DATA LINES
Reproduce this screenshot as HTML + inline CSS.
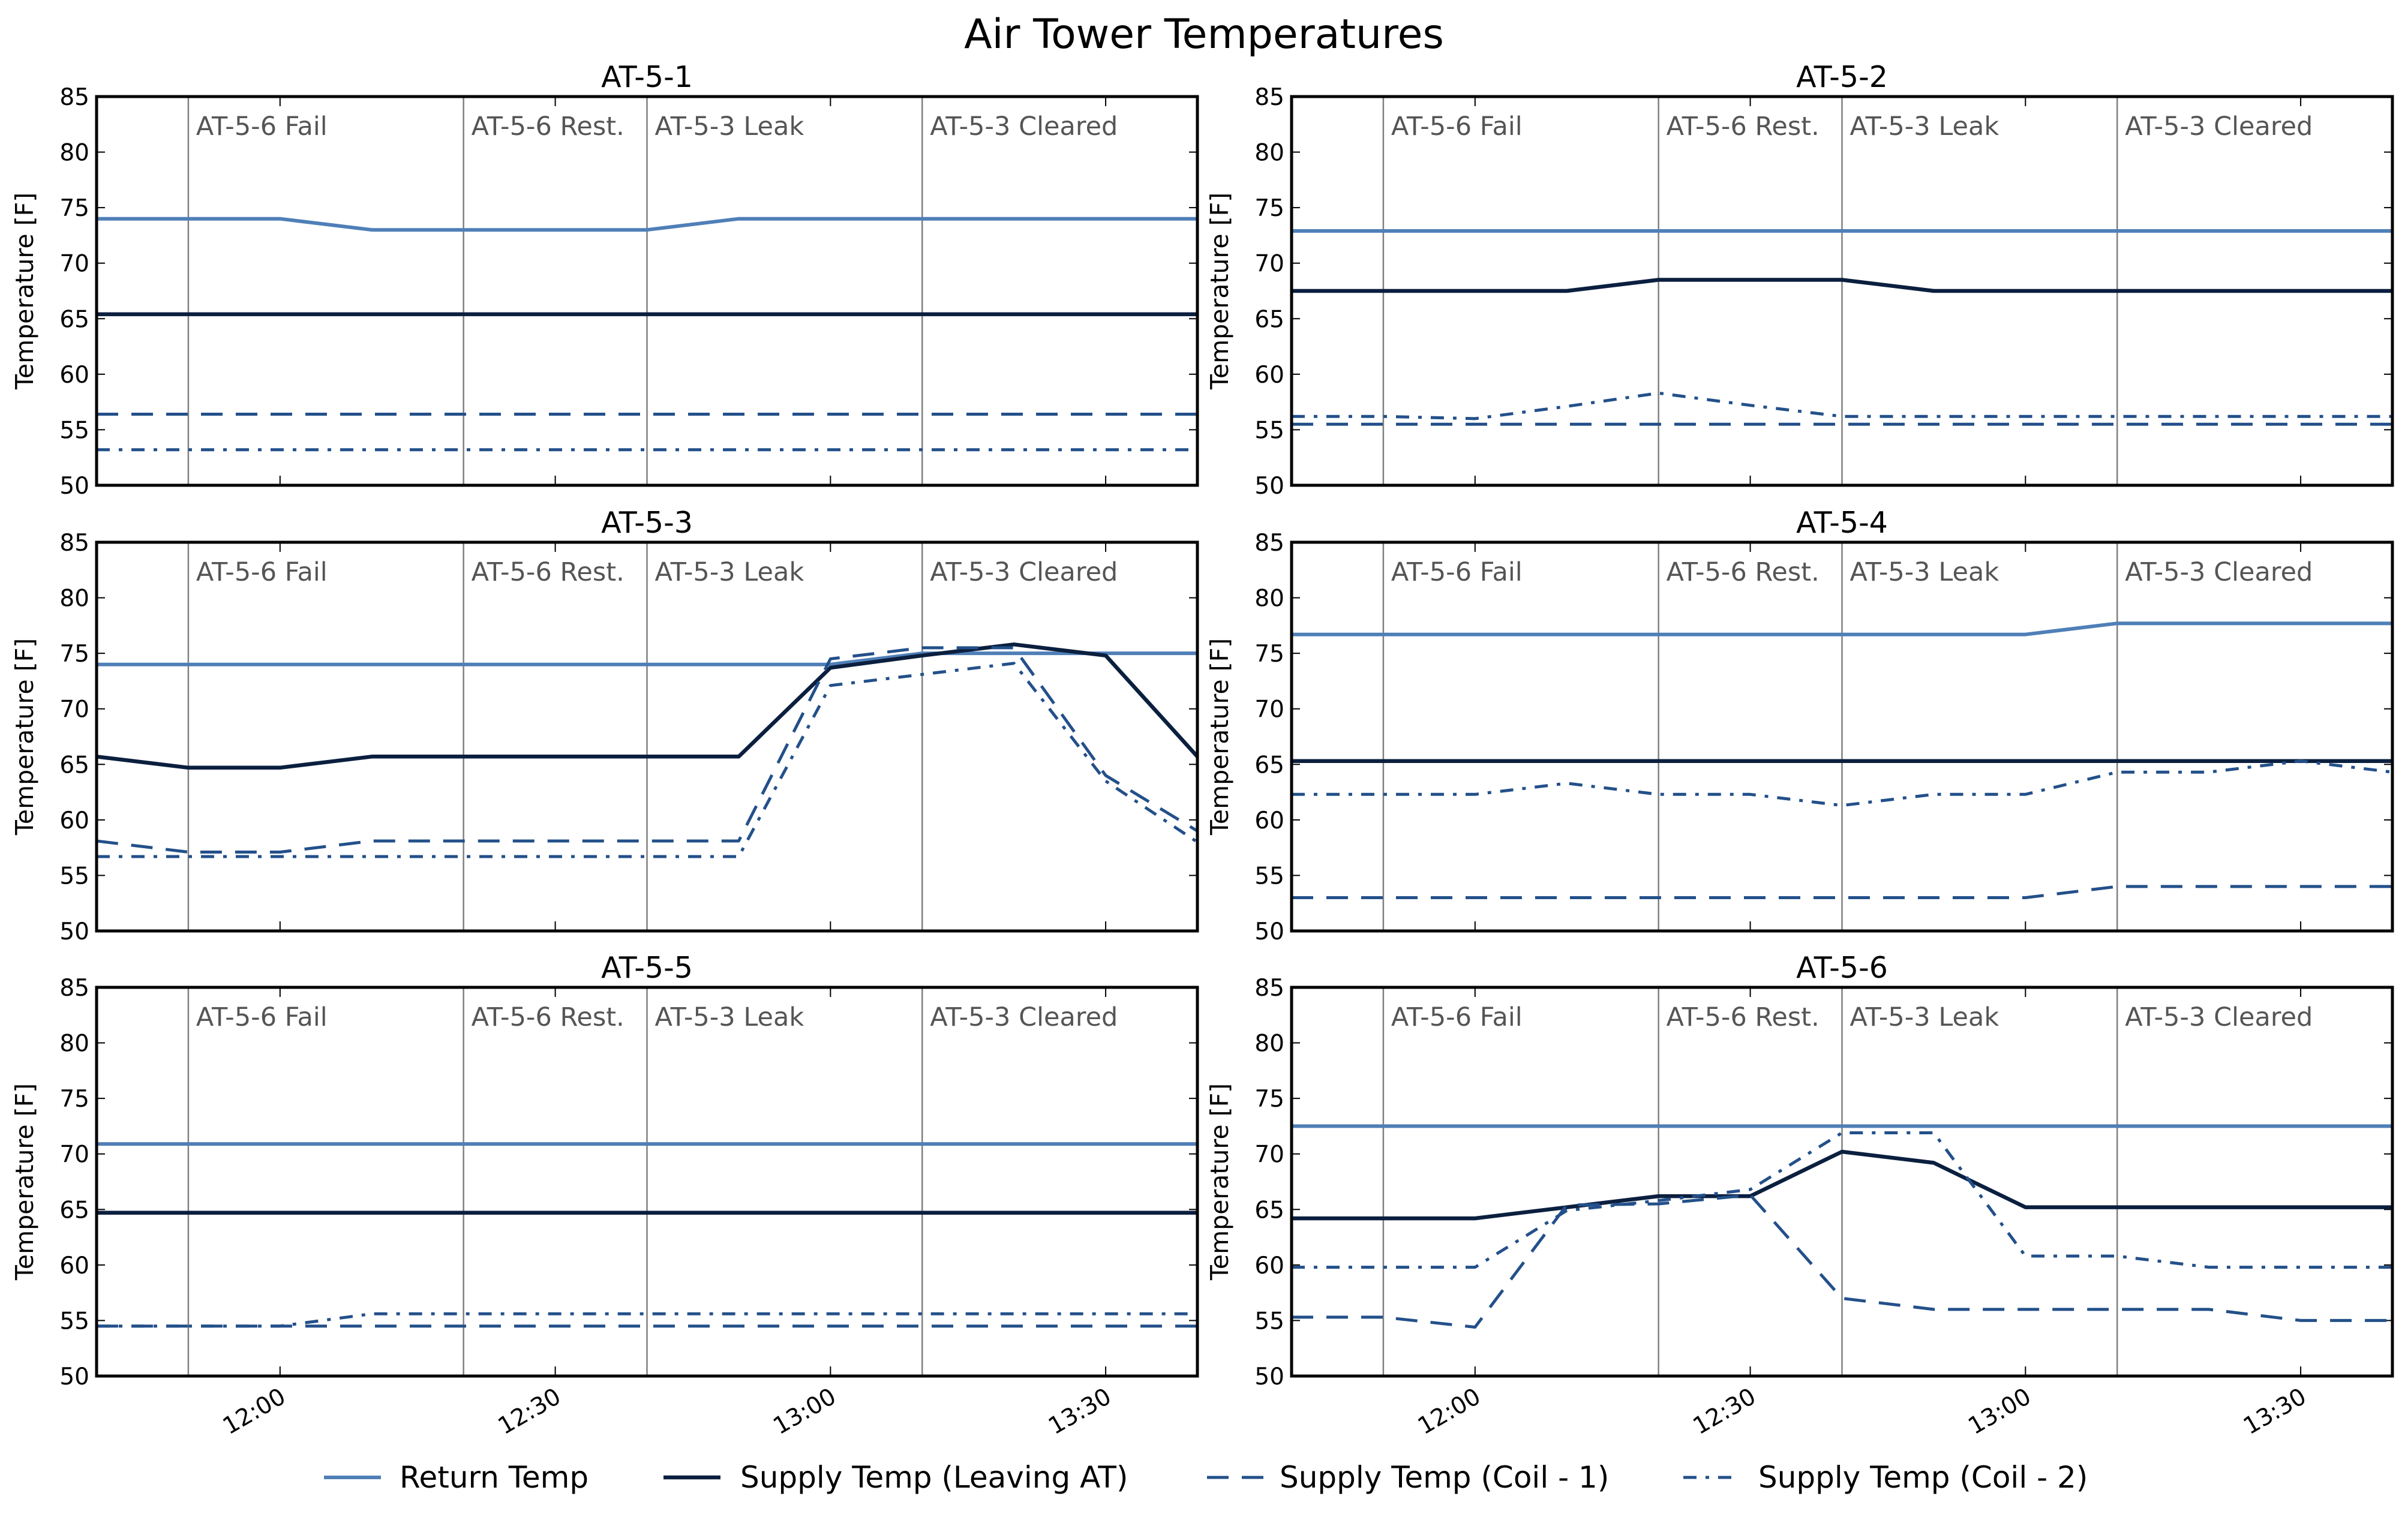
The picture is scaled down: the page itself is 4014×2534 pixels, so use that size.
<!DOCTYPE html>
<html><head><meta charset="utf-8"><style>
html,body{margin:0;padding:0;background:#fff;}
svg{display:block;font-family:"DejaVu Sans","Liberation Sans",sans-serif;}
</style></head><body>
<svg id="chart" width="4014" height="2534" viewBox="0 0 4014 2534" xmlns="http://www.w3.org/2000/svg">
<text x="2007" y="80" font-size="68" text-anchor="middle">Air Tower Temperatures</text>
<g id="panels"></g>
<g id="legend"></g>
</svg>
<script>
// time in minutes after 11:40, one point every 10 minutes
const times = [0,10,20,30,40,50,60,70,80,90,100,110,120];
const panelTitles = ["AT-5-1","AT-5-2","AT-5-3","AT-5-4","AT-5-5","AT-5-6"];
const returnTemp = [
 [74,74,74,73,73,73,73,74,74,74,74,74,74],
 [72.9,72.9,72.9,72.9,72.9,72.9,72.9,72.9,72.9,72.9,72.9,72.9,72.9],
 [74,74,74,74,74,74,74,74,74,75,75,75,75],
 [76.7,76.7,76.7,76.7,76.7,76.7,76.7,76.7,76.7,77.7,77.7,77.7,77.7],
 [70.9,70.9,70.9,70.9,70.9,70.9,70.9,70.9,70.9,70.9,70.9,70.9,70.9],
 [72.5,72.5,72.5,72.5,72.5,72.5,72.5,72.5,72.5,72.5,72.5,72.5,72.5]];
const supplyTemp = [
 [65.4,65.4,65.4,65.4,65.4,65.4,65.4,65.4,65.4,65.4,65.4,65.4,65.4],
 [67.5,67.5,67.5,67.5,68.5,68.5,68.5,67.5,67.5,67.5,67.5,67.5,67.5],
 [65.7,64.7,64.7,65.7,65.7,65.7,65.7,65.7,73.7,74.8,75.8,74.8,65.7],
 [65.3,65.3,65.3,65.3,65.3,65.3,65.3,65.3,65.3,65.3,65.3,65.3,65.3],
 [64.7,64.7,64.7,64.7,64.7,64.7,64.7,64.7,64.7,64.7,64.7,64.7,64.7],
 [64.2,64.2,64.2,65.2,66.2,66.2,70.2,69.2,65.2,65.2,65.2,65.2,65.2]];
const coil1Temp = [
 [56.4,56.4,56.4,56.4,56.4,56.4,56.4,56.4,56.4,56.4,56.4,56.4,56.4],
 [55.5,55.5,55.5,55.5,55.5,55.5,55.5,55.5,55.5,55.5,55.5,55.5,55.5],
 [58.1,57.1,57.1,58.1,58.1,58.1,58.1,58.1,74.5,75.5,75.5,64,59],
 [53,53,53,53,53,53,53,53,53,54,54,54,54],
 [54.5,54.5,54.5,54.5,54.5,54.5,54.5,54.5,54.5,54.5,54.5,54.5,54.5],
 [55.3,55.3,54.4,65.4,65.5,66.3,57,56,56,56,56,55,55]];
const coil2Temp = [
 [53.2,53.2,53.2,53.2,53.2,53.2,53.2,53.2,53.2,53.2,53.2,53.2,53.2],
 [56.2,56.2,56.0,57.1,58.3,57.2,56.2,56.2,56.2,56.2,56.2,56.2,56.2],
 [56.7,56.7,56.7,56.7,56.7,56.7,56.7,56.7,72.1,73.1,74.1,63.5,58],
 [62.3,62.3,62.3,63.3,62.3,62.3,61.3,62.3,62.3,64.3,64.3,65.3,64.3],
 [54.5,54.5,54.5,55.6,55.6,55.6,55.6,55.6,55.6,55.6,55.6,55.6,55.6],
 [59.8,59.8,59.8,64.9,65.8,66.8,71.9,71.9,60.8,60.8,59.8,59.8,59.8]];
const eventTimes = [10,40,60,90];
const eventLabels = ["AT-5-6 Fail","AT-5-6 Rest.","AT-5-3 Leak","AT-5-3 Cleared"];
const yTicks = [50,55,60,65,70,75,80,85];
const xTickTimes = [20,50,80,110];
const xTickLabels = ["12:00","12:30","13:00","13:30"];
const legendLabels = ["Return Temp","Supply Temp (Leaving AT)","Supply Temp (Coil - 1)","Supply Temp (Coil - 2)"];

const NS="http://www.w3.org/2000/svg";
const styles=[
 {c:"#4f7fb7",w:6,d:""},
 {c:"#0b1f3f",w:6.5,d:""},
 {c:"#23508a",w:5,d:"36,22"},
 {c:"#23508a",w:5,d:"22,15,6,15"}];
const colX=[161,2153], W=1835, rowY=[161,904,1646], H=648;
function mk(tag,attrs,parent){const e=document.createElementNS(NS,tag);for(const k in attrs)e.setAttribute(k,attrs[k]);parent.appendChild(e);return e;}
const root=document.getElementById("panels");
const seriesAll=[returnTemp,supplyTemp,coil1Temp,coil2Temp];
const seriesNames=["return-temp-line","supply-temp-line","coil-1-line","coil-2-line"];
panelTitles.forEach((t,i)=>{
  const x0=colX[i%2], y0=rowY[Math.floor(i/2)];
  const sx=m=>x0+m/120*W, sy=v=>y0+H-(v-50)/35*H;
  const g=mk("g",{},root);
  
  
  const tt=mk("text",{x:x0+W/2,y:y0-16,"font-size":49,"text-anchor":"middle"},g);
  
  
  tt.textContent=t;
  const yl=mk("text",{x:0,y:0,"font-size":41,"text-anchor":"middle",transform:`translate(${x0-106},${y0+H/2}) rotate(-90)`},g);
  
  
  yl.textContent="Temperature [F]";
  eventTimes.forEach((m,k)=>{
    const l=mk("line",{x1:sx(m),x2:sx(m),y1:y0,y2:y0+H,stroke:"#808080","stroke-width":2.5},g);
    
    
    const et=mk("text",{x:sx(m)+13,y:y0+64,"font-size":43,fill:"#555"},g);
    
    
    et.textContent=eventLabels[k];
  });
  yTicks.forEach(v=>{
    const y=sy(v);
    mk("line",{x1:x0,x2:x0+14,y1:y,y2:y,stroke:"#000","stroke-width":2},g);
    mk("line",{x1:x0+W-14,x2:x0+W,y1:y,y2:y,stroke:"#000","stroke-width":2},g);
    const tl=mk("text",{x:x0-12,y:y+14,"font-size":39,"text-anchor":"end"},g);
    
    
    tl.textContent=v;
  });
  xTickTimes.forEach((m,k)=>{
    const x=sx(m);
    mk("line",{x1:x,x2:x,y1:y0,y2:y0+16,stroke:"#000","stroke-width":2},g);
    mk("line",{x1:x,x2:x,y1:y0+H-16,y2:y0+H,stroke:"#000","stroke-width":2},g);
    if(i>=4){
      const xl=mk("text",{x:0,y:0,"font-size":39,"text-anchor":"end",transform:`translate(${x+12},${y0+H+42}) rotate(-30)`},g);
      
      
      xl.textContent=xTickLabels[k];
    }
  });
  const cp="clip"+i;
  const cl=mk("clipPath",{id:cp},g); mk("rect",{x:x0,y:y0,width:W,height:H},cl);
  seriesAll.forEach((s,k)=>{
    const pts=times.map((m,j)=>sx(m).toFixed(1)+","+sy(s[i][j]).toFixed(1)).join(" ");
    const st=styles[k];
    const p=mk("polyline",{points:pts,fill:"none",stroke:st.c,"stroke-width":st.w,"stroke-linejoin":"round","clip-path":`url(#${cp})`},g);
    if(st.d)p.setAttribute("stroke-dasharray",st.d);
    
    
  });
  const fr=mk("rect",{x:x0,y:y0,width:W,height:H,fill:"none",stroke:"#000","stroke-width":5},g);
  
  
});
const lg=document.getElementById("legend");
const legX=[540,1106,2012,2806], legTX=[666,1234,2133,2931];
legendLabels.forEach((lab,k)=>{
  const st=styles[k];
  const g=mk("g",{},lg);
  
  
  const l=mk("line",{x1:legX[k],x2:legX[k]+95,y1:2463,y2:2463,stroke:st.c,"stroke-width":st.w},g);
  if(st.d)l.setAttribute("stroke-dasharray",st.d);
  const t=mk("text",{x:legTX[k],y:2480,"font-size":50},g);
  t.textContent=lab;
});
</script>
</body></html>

YOUR OBJECTIVE
Reply with only the number of lines in the material above where the string "size" appears.

ANSWER BELOW
8